Written request: Print the lines of the listing below verbatim from its first line through the line bearing "import plotly.graph_objects as go". Any pictures are to be omitted.

Source excerpt:
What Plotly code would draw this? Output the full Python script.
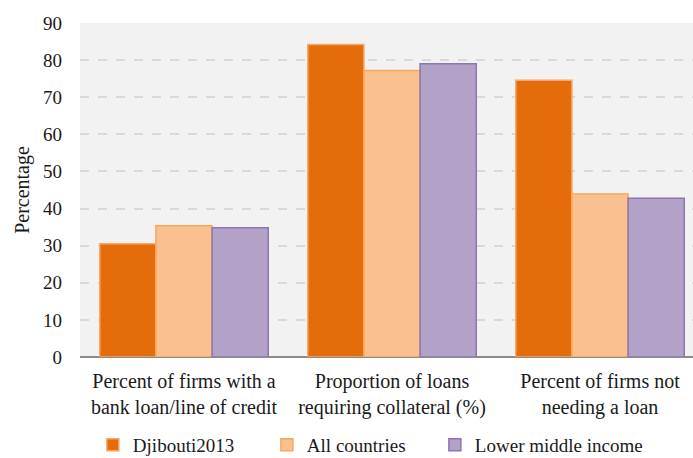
import plotly.graph_objects as go

categories = [
    "Percent of firms with a<br>bank loan/line of credit",
    "Proportion of loans<br>requiring collateral (%)",
    "Percent of firms not<br>needing a loan",
]
djibouti_2013 = [30.5, 84.2, 74.6]
all_countries = [35.4, 77.2, 43.9]
lower_middle_income = [34.8, 79.0, 42.8]

series = [
    ("Djibouti2013", djibouti_2013, "#E46C0A", "#F7A76A", 129),
    ("All countries", all_countries, "#FAC090", "#F9A65A", 123),
    ("Lower middle income", lower_middle_income, "#B3A2C7", "#8E75AD", 190),
]

fig = go.Figure()
for name, vals, fill, line, lw in series:
    fig.add_trace(go.Bar(
        x=categories, y=vals, name=name,
        marker=dict(color=fill, line=dict(color=line, width=1.5)),
        legendwidth=lw,
    ))

serif = "Liberation Serif"
ink = "#1a1a1a"
fig.update_layout(
    width=693, height=458,
    margin=dict(l=80, r=0, t=23, b=101),
    paper_bgcolor="white",
    plot_bgcolor="#F2F2F2",
    barmode="group",
    bargap=0.19,
    bargroupgap=0,
    font=dict(family=serif, size=19, color=ink),
    showlegend=True,
    legend=dict(
        orientation="h", x=0.021, xanchor="left",
        yref="container", y=0.07, yanchor="top",
        font=dict(family=serif, size=19, color=ink), traceorder="normal",
    ),
    xaxis=dict(
        range=[-0.5, 2.447],
        showgrid=False,
        showline=False,
        ticks="",
        ticklabelstandoff=10,
        tickfont=dict(family=serif, size=20, color=ink),
    ),
    yaxis=dict(
        range=[0, 90],
        dtick=10,
        showgrid=True,
        gridcolor="#D9D9D9",
        griddash="dash",
        gridwidth=1.5,
        zeroline=True,
        zerolinecolor="#8C8C8C",
        zerolinewidth=2,
        ticks="",
        ticklabelstandoff=17,
        tickfont=dict(family=serif, size=19, color=ink),
        title=dict(text="Percentage", font=dict(family=serif, size=20, color=ink), standoff=8),
    ),
)

fig.write_html("out.html")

Output of the task:
What Plotly code would draw this? Output the full Python script.
import plotly.graph_objects as go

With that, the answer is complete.